In ambito cattolico, vi è stata e continua una riflessione sulla situazione socio-economica del mondo, in particolare attraverso una serie di documenti, le cosiddette encicliche sociali, alcuni delle quali di grande rilievo, come la ‘Pacem in Terris’. Per quanto attiene al sistema capitalistico l’ultima elaborazione la troviamo nell’enciclica di Giovanni Paolo II dal titolo ‘Centesimus Annus’. In essa, dopo l’illustrazione del crollo del socialismo reale, l’autore si chiede se si possa dire che il sistema sociale vincente sia il capitalismo. Questa è la risposta: ‘Se con capitalismo si indica un sistema economico che riconosce il ruolo fondamentale e positivo dell’impresa, del mercato, della proprietà privata e della conseguente responsabilità per i mezzi di produzione, della libera creatività umana nel settore dell’economia, la risposta è certamente positiva. Ma se con capitalismo si intende un sistema in cui la libertà nel settore dell’economia non è inquadrata in un solido contesto giuridico che la metta al servizio della libertà umana integrale e la consideri come una particolare dimensione, per questa libertà, il cui centro è etico e religioso, allora la risposta è decisamente negativa’.
Anche il governatore della Banca d’Italia Fazio, da cattolico osservante, mi sembra si iscriva in questa corrente che possiamo ricondurre alla convinzione della inesorabile naturalità dell’accettazione del sistema capitalistico nella sua versione neo-liberista, pur con tutte le correzioni che ne renderebbero meno disumani i suoi istituti selvaggi. Ad una prima lettura la sua relazione appare ispirata ad una certa neutralità, che poi se capisco bene, sfocia nel concetto che l’impresa e quindi gli imprenditori, sono il centro del sistema e i cittadini lavoratori debbono mettersi al suo servizio.

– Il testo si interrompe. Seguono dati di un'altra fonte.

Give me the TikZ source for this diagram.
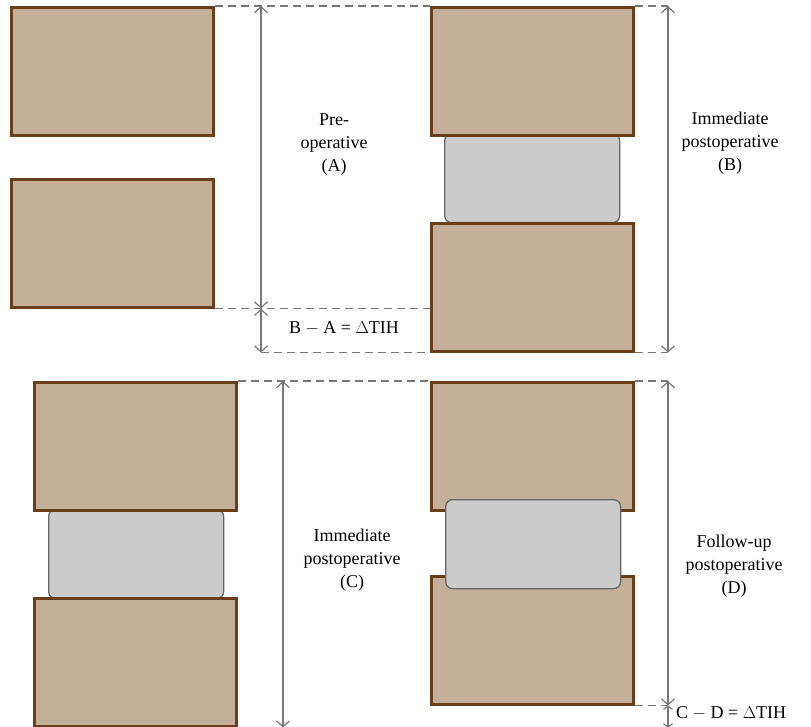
\documentclass[tikz,border=0pt]{standalone}
\usepackage{fontspec}
\setmainfont{Liberation Serif}
\usetikzlibrary{arrows.meta}
\definecolor{bone}{HTML}{C4B098}
\definecolor{bonedge}{HTML}{6B3E1A}
\definecolor{discfill}{HTML}{CBCBCB}
\definecolor{discedge}{HTML}{666666}
\definecolor{dimgray}{HTML}{777777}
\begin{document}
\begin{tikzpicture}[x=1pt,y=-1pt,
  vert/.style={draw=bonedge, fill=bone, line width=2.6pt, minimum width=202pt, minimum height=128pt, inner sep=0pt, anchor=north west},
  disc/.style={draw=discedge, fill=discfill, line width=1.3pt, rounded corners=7pt, minimum width=175pt, minimum height=89pt, inner sep=0pt, anchor=north west},
  guide/.style={draw=dimgray, dash pattern=on 8pt off 5pt, line width=1.2pt},
  dim/.style={draw=dimgray, line width=1.2pt, {Straight Barb[length=6pt,width=13pt]}-{Straight Barb[length=6pt,width=13pt]}},
  lbl/.style={font=\fontsize{18}{23}\selectfont, align=center, inner sep=0pt}]
\useasboundingbox (0,0) rectangle (811,727);
% A
\node[vert] (a1) at (10,6) {};
\node[vert] (a2) at (10,178) {};
% B
\node[disc] (bd) at (444,133) {};
\node[vert] (b1) at (430,6) {};
\node[vert] (b2) at (430,222) {};
% C
\node[disc] (cd) at (48,509) {};
\node[vert] (c1) at (33,381) {};
\node[vert] (c2) at (33,597) {};
% D
\node[vert] (d1) at (430,381) {};
\node[vert] (d2) at (430,575) {};
\node[disc] (dd) at (445,499) {};
% guide coordinates
\coordinate (gA1) at (261,6);
\coordinate (gA2) at (gA1 |- a2.south);
\coordinate (gA3) at (gA1 |- b2.south);
\coordinate (gB1) at (668,6);
\coordinate (gB2) at (gB1 |- b2.south);
\coordinate (gC1) at (283,381);
\coordinate (gC2) at (gC1 |- c2.south);
\coordinate (gD1) at (668,381);
\coordinate (gD2) at (gD1 |- d2.south);
\coordinate (gD3) at (gD1 |- c2.south);
% dashed guides
\draw[guide] (a1.north east) -- (b1.north west);
\draw[guide] (a2.south east) -- (b2.west |- a2.south east);
\draw[guide] (gA3) -- (b2.south west);
\draw[guide] (b1.north east) -- (gB1);
\draw[guide] (b2.south east) -- (gB2);
\draw[guide] (c1.north east) -- (d1.north west);
\draw[guide] (c2.south east) -- (gD3);
\draw[guide] (d1.north east) -- (gD1);
\draw[guide] (d2.south east) -- (gD2);
% dimension arrows
\draw[dim] (gA1) -- (gA2);
\draw[dim] (gA2) -- (gA3);
\draw[dim] (gB1) -- (gB2);
\draw[dim] (gC1) -- (gC2);
\draw[dim] (gD1) -- (gD2);
\draw[draw=dimgray, line width=1.2pt, {Straight Barb[length=3pt,width=9pt]}-{Straight Barb[length=3pt,width=9pt]}] (gD2) -- (gD3);
% labels
\node[lbl] (tA) at (334,145) {Pre-\\operative\\(A)};
\node[lbl] (tB) at (730,143) {Immediate\\postoperative\\(B)};
\node[lbl] (tBA) at (344,328) {B $-$ A = $\Delta$TIH};
\node[lbl] (tC) at (352,560) {Immediate\\postoperative\\(C)};
\node[lbl] (tD) at (734,566) {Follow-up\\postoperative\\(D)};
\node[lbl, anchor=west] (tCD) at (676,713) {C $-$ D = $\Delta$TIH};
\end{tikzpicture}
\end{document}
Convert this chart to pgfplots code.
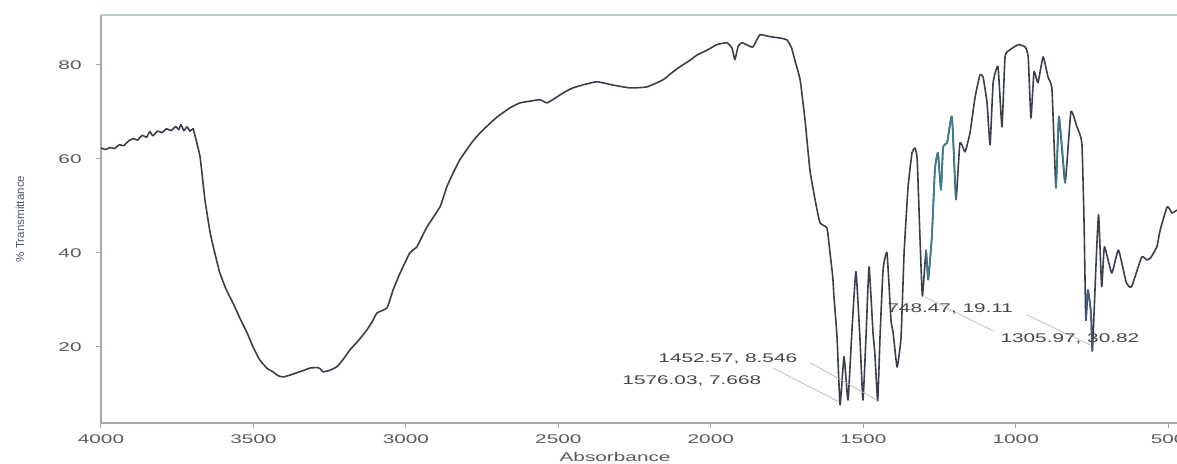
\documentclass[border=0pt]{standalone}
\usepackage{pgfplots}
\pgfplotsset{compat=1.18}
\usepackage{pgfplotstable}
\usepackage{fontspec}
\setmainfont{Liberation Sans}
\newfontfamily\widefont[FakeStretch=1.65]{Liberation Sans}
\definecolor{curve}{HTML}{3A3F4C}
\definecolor{teal1}{HTML}{3C7C92}
\definecolor{blue1}{HTML}{3B5E8C}
\definecolor{purp1}{HTML}{5A4A7A}
\definecolor{tickc}{HTML}{5A5A5A}
\definecolor{axc}{HTML}{A4A8B4}
\definecolor{topc}{HTML}{B6CFC4}
\definecolor{ylab}{HTML}{4B5876}
\definecolor{lead}{HTML}{B8B8B8}

\pgfplotstableread{
w v
4000 62.3
3985 62.0
3970 62.4
3955 62.2
3940 63.0
3925 62.8
3910 63.8
3895 64.3
3880 64.0
3865 65.0
3850 64.6
3840 65.8
3830 64.9
3815 65.9
3800 65.6
3785 66.4
3770 66.0
3755 66.9
3745 66.2
3738 67.3
3728 66.0
3718 66.8
3708 65.9
3698 66.4
3690 64.5
3675 60.4
3659 51.3
3642 44.3
3625 39.5
3610 35.7
3590 32.3
3567 29.3
3545 26.2
3521 23.0
3500 19.8
3479 17.2
3455 15.4
3436 14.7
3420 13.9
3403 13.6
3380 14.0
3357 14.5
3335 15.0
3314 15.5
3290 15.6
3282 15.4
3272 14.7
3250 15.0
3226 15.8
3205 17.4
3183 19.4
3155 21.4
3128 23.6
3110 25.4
3095 27.2
3062 28.3
3042 32.1
3019 35.7
2987 40.0
2964 41.3
2931 45.5
2888 49.8
2866 54.0
2845 57.0
2823 59.8
2800 62.0
2780 63.8
2757 65.5
2730 67.2
2701 68.9
2660 70.8
2626 71.9
2590 72.3
2560 72.6
2537 71.9
2504 73.2
2480 74.2
2452 75.1
2410 75.9
2373 76.4
2321 75.7
2265 75.1
2210 75.3
2157 76.8
2130 78.2
2101 79.6
2070 80.9
2045 82.1
2010 83.2
1980 84.3
1947 84.7
1930 83.5
1921 81.1
1910 84.0
1898 84.7
1880 84.2
1862 83.8
1839 86.4
1806 86.0
1773 85.7
1750 85.3
1735 83.6
1724 80.9
1707 76.8
1691 68.3
1675 57.7
1658 51.3
1642 46.4
1619 45.3
1609 40.0
1600 34.9
1596 30.6
1586 22.1
1576.03 7.668
1563 17.9
1550 8.7
1537 23.6
1524 36.0
1511 22.1
1501 8.7
1491 22.1
1481 37.0
1468 23.0
1462 18.7
1452.57 8.546
1445 22.1
1435 36.4
1422 40.0
1409 25.7
1402 23.0
1389 15.7
1376 22.1
1366 40.0
1353 54.0
1340 61.3
1330 62.3
1323 59.8
1314 43.4
1305.97 30.82
1294 40.6
1287 34.3
1275 43.4
1265 57.7
1255 61.3
1245 53.4
1238 62.6
1225 63.4
1209 69.0
1196 51.3
1183 63.4
1166 61.5
1150 65.5
1133 73.2
1117 77.9
1107 77.4
1094 71.9
1084 63.0
1074 76.2
1058 79.6
1045 66.8
1035 81.7
1019 83.2
991 84.3
969 83.8
959 81.7
950 68.7
940 78.5
927 76.2
910 81.7
894 77.4
881 74.7
868 53.8
858 69.0
838 54.9
819 70.0
799 66.8
783 63.4
776 47.0
770 25.7
763 32.1
753 27.2
748.47 19.11
735 40.0
728 48.1
718 32.8
709 41.3
685 35.7
663 40.6
637 33.6
620 32.8
587 39.1
570 38.5
558 38.9
537 41.3
526 44.9
503 49.8
487 48.5
471 49.1
}\spectrum

\begin{document}
\begin{tikzpicture}
\useasboundingbox (-50.5pt,-20pt) rectangle (538pt,211.5pt);
\begin{axis}[
  at={(0,0)}, anchor=south west,
  scale only axis, width=538pt, height=204pt,
  x dir=reverse, xmin=471, xmax=4000, ymin=3.8, ymax=90.6,
  axis x line*=bottom, axis y line*=left,
  axis line style={-, draw=axc, line width=0.6pt},
  xtick={4000,3500,3000,2500,2000,1500,1000,500},
  ytick={20,40,60,80},
  tick align=outside, major tick length=2.5pt,
  tick style={draw=axc, line width=0.5pt},
  /pgf/number format/assume math mode=true,
  /pgf/number format/set thousands separator={},
  ticklabel style={font=\widefont\fontsize{6.3}{7}\selectfont, text=tickc, inner sep=0pt},
  xticklabel shift=3.3pt,
  yticklabel shift=7pt,
  clip=false,
]
\addplot[curve, line width=0.8pt, line join=round, smooth, tension=0.25] table[x=w, y=v] {\spectrum};
\addplot[teal1, line width=0.8pt, line join=round, smooth, tension=0.25, restrict x to domain=1190:1300] table[x=w, y=v] {\spectrum};
\addplot[teal1, line width=0.8pt, line join=round, smooth, tension=0.25, restrict x to domain=830:880] table[x=w, y=v] {\spectrum};
\addplot[blue1, line width=0.8pt, line join=round, smooth, tension=0.25, restrict x to domain=745:775] table[x=w, y=v] {\spectrum};
\addplot[purp1, line width=0.8pt, line join=round, smooth, tension=0.25, restrict x to domain=1380:1400] table[x=w, y=v] {\spectrum};
\draw[topc, line width=0.7pt] (rel axis cs:0,1) -- (rel axis cs:1,1);
% leader lines
\draw[lead, line width=0.35pt] (axis cs:1796,15.5) -- (axis cs:1580,8.3);
\draw[lead, line width=0.35pt] (axis cs:1674,16.6) -- (axis cs:1458,8.8);
\draw[lead, line width=0.35pt] (axis cs:1074,23.4) -- (axis cs:1297,30.6);
\draw[lead, line width=0.35pt] (axis cs:963,26.8) -- (axis cs:756,20.4);
% annotations
\begin{scope}[every node/.style={inner sep=0pt, anchor=west, text=black!72, font=\widefont\fontsize{6.3}{7}\selectfont}]
\node at (axis cs:2173,17.4) {1452.57, 8.546};
\node at (axis cs:2291,12.8) {1576.03, 7.668};
\node at (axis cs:1422,28.1) {748.47, 19.11};
\node at (axis cs:1051,21.7) {1305.97, 30.82};
\end{scope}
\node[inner sep=0pt, anchor=north, text=tickc, font=\widefont\fontsize{6.3}{7}\selectfont] at ([yshift=-14.6pt]axis cs:2314,3.8) {Absorbance};
\node[inner sep=0pt, rotate=90, anchor=center, text=ylab, font=\fontsize{5.8}{7}\selectfont] at ([xshift=-40.5pt]rel axis cs:0,0.5) {\% Transmittance};
\end{axis}
\end{tikzpicture}
\end{document}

Per me, a questo punto, che sono cattolico osservante e praticante, le cose si complicano perché mi sembra proprio che questa classe dirigente, anziché attestarsi su posizioni profetiche che caratterizzano il messaggio di Gesù Cristo, propenda per un sottoprodotto di saggezza opportunistica che assume come regola primaria quella della mediazione con i poteri forti della società.
Credono forse di salvarsi la coscienza attraverso la furba distinzione fra capitalismo selvaggio e capitalismo dal volto umano. Affermazioni come ‘guai ai ricchi’ oppure ‘è più facile che un cammello passi per la cruna di un ago che un ricco in paradiso’ non sono scritte con vernice rossa sui muri dei centri sociali, bensì nel vangelo. Eppure il fallimento di questo sistema rispetto ad esempio al grande problema della miseria nel mondo è evidente: dopo oltre 50 anni di conferenze, rapporti, interventi di organismi internazionali come Fondo Monetario o Banca Mondiale, sappiamo che il 20% della popolazione mondiale (i ricchi) si approfittano dell’86% di tutte le risorse umane del pianeta. Ma è vero o no che è propria del DNA capitalistico la convinzione che la ricchezza è remunerazione dei forti e la povertà il destino dei deboli? E quale tasso di malafede o di ignoranza può ispirare l’esaltazione della libertà dell’essere umano e la sua contestuale e contraddittoria soggezione al ferreo regime delle cosiddette leggi di mercato?
La discussione è talmente aperta che sarebbe una imperdonabile leggerezza sparare sentenze senza tener conto dell’esperienza terrena del Cristo e della immensa schiera dei disperati che aspettano da troppo tempo che tutta la nostra specie si liberi finalmente dall’egoismo e dalla sopraffazione.